Task to complete: All of the data should be output character for character, except the pictures.

Supplied data:
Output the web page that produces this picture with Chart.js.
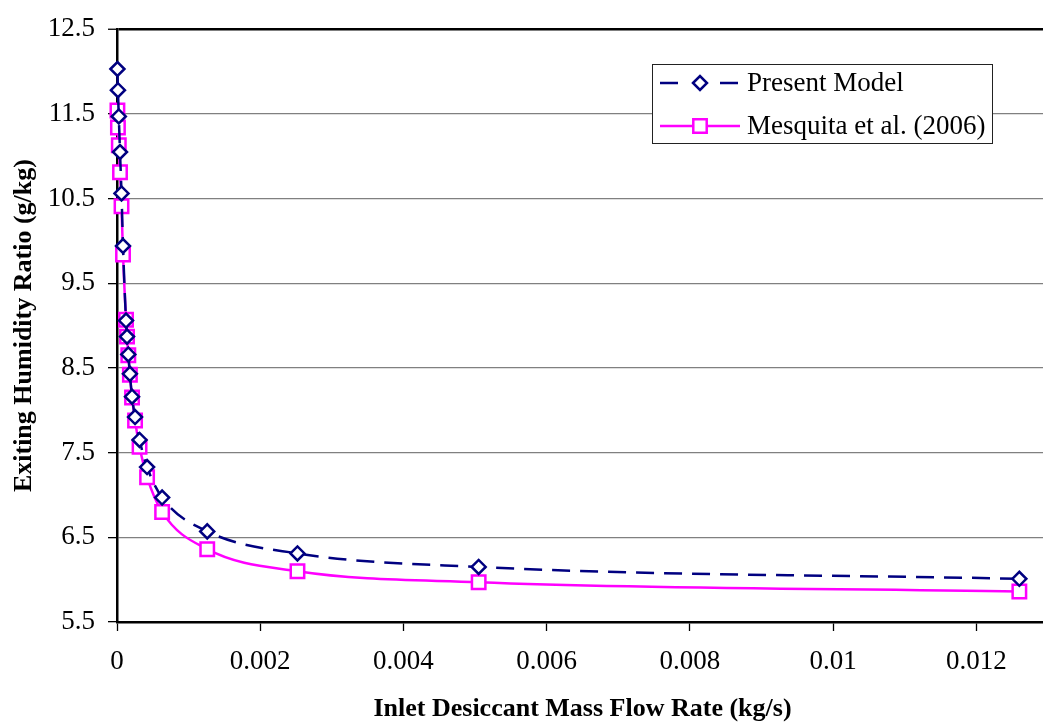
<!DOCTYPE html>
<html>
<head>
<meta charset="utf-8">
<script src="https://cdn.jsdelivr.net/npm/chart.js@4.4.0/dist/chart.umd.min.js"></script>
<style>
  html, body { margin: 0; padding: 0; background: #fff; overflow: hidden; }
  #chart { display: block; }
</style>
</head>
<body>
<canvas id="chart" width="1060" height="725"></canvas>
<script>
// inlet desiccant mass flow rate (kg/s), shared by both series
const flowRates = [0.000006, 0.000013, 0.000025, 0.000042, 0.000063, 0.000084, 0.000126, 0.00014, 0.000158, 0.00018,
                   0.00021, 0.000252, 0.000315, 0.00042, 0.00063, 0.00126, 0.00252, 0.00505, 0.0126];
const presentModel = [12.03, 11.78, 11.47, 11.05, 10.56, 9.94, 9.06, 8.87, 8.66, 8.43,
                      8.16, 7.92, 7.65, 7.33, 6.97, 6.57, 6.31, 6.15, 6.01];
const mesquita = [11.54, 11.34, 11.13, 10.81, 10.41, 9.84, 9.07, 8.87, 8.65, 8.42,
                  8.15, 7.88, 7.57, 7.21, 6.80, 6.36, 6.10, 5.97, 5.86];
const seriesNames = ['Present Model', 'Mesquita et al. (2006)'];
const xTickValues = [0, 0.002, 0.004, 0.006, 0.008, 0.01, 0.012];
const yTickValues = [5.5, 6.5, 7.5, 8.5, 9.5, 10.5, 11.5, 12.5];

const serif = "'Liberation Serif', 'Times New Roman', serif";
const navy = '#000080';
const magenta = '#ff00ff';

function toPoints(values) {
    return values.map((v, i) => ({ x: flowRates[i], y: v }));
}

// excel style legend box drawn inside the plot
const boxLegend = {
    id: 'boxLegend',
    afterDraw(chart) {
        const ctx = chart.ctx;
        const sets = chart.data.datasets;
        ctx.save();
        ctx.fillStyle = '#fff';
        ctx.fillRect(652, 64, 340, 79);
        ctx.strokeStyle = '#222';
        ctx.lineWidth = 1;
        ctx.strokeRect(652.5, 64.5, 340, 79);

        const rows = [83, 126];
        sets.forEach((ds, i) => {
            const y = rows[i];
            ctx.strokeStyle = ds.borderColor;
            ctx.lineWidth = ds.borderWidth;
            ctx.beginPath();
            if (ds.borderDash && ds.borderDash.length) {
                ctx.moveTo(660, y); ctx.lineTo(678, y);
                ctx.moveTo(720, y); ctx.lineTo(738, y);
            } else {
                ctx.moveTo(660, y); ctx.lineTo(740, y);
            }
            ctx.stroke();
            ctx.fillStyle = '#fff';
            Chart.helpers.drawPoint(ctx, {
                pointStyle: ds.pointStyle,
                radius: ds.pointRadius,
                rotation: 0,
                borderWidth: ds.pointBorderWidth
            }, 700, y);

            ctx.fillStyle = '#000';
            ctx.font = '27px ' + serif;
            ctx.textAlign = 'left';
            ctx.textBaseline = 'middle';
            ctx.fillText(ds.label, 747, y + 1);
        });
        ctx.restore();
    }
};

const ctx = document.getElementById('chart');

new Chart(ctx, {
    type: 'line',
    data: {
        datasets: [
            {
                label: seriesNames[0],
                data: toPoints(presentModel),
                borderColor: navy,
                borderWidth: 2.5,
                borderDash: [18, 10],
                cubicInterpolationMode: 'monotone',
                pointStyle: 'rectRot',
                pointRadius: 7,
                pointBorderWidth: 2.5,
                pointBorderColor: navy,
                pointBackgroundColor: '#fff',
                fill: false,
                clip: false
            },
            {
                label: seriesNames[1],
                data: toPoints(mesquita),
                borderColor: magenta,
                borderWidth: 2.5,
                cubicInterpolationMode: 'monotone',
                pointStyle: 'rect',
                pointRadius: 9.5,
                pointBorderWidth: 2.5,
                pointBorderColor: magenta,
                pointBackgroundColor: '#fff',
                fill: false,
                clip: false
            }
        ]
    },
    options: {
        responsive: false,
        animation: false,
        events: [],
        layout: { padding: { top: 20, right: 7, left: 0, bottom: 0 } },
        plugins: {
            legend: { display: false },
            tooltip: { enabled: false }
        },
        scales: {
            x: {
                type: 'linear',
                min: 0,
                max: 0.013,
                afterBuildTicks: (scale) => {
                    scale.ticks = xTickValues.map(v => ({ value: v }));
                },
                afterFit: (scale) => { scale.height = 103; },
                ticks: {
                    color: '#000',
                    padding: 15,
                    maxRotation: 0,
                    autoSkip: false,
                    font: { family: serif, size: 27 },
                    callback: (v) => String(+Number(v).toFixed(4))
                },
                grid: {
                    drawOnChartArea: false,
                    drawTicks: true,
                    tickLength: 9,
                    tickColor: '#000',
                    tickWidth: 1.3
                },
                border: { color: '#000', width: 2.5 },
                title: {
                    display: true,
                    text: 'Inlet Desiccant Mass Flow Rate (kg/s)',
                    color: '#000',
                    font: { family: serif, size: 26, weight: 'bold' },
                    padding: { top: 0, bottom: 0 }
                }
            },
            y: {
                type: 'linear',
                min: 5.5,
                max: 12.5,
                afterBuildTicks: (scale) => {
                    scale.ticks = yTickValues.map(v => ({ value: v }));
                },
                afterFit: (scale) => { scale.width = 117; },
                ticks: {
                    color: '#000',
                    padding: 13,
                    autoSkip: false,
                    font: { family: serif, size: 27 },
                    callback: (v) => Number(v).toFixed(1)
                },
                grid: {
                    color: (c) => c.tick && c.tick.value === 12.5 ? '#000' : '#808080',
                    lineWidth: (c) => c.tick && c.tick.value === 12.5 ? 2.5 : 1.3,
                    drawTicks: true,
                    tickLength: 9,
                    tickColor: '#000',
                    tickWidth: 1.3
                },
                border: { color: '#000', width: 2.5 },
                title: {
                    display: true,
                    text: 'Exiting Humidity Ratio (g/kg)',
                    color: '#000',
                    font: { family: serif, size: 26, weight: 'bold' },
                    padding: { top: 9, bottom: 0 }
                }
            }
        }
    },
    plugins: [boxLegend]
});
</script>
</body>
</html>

Correct output:
Output the web page that produces this picture with Chart.js.
<!DOCTYPE html>
<html>
<head>
<meta charset="utf-8">
<script src="https://cdn.jsdelivr.net/npm/chart.js@4.4.0/dist/chart.umd.min.js"></script>
<style>
  html, body { margin: 0; padding: 0; background: #fff; overflow: hidden; }
  #chart { display: block; }
</style>
</head>
<body>
<canvas id="chart" width="1060" height="725"></canvas>
<script>
// inlet desiccant mass flow rate (kg/s), shared by both series
const flowRates = [0.000006, 0.000013, 0.000025, 0.000042, 0.000063, 0.000084, 0.000126, 0.00014, 0.000158, 0.00018,
                   0.00021, 0.000252, 0.000315, 0.00042, 0.00063, 0.00126, 0.00252, 0.00505, 0.0126];
const presentModel = [12.03, 11.78, 11.47, 11.05, 10.56, 9.94, 9.06, 8.87, 8.66, 8.43,
                      8.16, 7.92, 7.65, 7.33, 6.97, 6.57, 6.31, 6.15, 6.01];
const mesquita = [11.54, 11.34, 11.13, 10.81, 10.41, 9.84, 9.07, 8.87, 8.65, 8.42,
                  8.15, 7.88, 7.57, 7.21, 6.80, 6.36, 6.10, 5.97, 5.86];
const seriesNames = ['Present Model', 'Mesquita et al. (2006)'];
const xTickValues = [0, 0.002, 0.004, 0.006, 0.008, 0.01, 0.012];
const yTickValues = [5.5, 6.5, 7.5, 8.5, 9.5, 10.5, 11.5, 12.5];

const serif = "'Liberation Serif', 'Times New Roman', serif";
const navy = '#000080';
const magenta = '#ff00ff';

function toPoints(values) {
    return values.map((v, i) => ({ x: flowRates[i], y: v }));
}

// excel style legend box drawn inside the plot
const boxLegend = {
    id: 'boxLegend',
    afterDraw(chart) {
        const ctx = chart.ctx;
        const sets = chart.data.datasets;
        ctx.save();
        ctx.fillStyle = '#fff';
        ctx.fillRect(652, 64, 340, 79);
        ctx.strokeStyle = '#222';
        ctx.lineWidth = 1;
        ctx.strokeRect(652.5, 64.5, 340, 79);

        const rows = [83, 126];
        sets.forEach((ds, i) => {
            const y = rows[i];
            ctx.strokeStyle = ds.borderColor;
            ctx.lineWidth = ds.borderWidth;
            ctx.beginPath();
            if (ds.borderDash && ds.borderDash.length) {
                ctx.moveTo(660, y); ctx.lineTo(678, y);
                ctx.moveTo(720, y); ctx.lineTo(738, y);
            } else {
                ctx.moveTo(660, y); ctx.lineTo(740, y);
            }
            ctx.stroke();
            ctx.fillStyle = '#fff';
            Chart.helpers.drawPoint(ctx, {
                pointStyle: ds.pointStyle,
                radius: ds.pointRadius,
                rotation: 0,
                borderWidth: ds.pointBorderWidth
            }, 700, y);

            ctx.fillStyle = '#000';
            ctx.font = '27px ' + serif;
            ctx.textAlign = 'left';
            ctx.textBaseline = 'middle';
            ctx.fillText(ds.label, 747, y + 1);
        });
        ctx.restore();
    }
};

const ctx = document.getElementById('chart');

new Chart(ctx, {
    type: 'line',
    data: {
        datasets: [
            {
                label: seriesNames[0],
                data: toPoints(presentModel),
                borderColor: navy,
                borderWidth: 2.5,
                borderDash: [18, 10],
                cubicInterpolationMode: 'monotone',
                pointStyle: 'rectRot',
                pointRadius: 7,
                pointBorderWidth: 2.5,
                pointBorderColor: navy,
                pointBackgroundColor: '#fff',
                fill: false,
                clip: false
            },
            {
                label: seriesNames[1],
                data: toPoints(mesquita),
                borderColor: magenta,
                borderWidth: 2.5,
                cubicInterpolationMode: 'monotone',
                pointStyle: 'rect',
                pointRadius: 9.5,
                pointBorderWidth: 2.5,
                pointBorderColor: magenta,
                pointBackgroundColor: '#fff',
                fill: false,
                clip: false
            }
        ]
    },
    options: {
        responsive: false,
        animation: false,
        events: [],
        layout: { padding: { top: 20, right: 7, left: 0, bottom: 0 } },
        plugins: {
            legend: { display: false },
            tooltip: { enabled: false }
        },
        scales: {
            x: {
                type: 'linear',
                min: 0,
                max: 0.013,
                afterBuildTicks: (scale) => {
                    scale.ticks = xTickValues.map(v => ({ value: v }));
                },
                afterFit: (scale) => { scale.height = 103; },
                ticks: {
                    color: '#000',
                    padding: 15,
                    maxRotation: 0,
                    autoSkip: false,
                    font: { family: serif, size: 27 },
                    callback: (v) => String(+Number(v).toFixed(4))
                },
                grid: {
                    drawOnChartArea: false,
                    drawTicks: true,
                    tickLength: 9,
                    tickColor: '#000',
                    tickWidth: 1.3
                },
                border: { color: '#000', width: 2.5 },
                title: {
                    display: true,
                    text: 'Inlet Desiccant Mass Flow Rate (kg/s)',
                    color: '#000',
                    font: { family: serif, size: 26, weight: 'bold' },
                    padding: { top: 0, bottom: 0 }
                }
            },
            y: {
                type: 'linear',
                min: 5.5,
                max: 12.5,
                afterBuildTicks: (scale) => {
                    scale.ticks = yTickValues.map(v => ({ value: v }));
                },
                afterFit: (scale) => { scale.width = 117; },
                ticks: {
                    color: '#000',
                    padding: 13,
                    autoSkip: false,
                    font: { family: serif, size: 27 },
                    callback: (v) => Number(v).toFixed(1)
                },
                grid: {
                    color: (c) => c.tick && c.tick.value === 12.5 ? '#000' : '#808080',
                    lineWidth: (c) => c.tick && c.tick.value === 12.5 ? 2.5 : 1.3,
                    drawTicks: true,
                    tickLength: 9,
                    tickColor: '#000',
                    tickWidth: 1.3
                },
                border: { color: '#000', width: 2.5 },
                title: {
                    display: true,
                    text: 'Exiting Humidity Ratio (g/kg)',
                    color: '#000',
                    font: { family: serif, size: 26, weight: 'bold' },
                    padding: { top: 9, bottom: 0 }
                }
            }
        }
    },
    plugins: [boxLegend]
});
</script>
</body>
</html>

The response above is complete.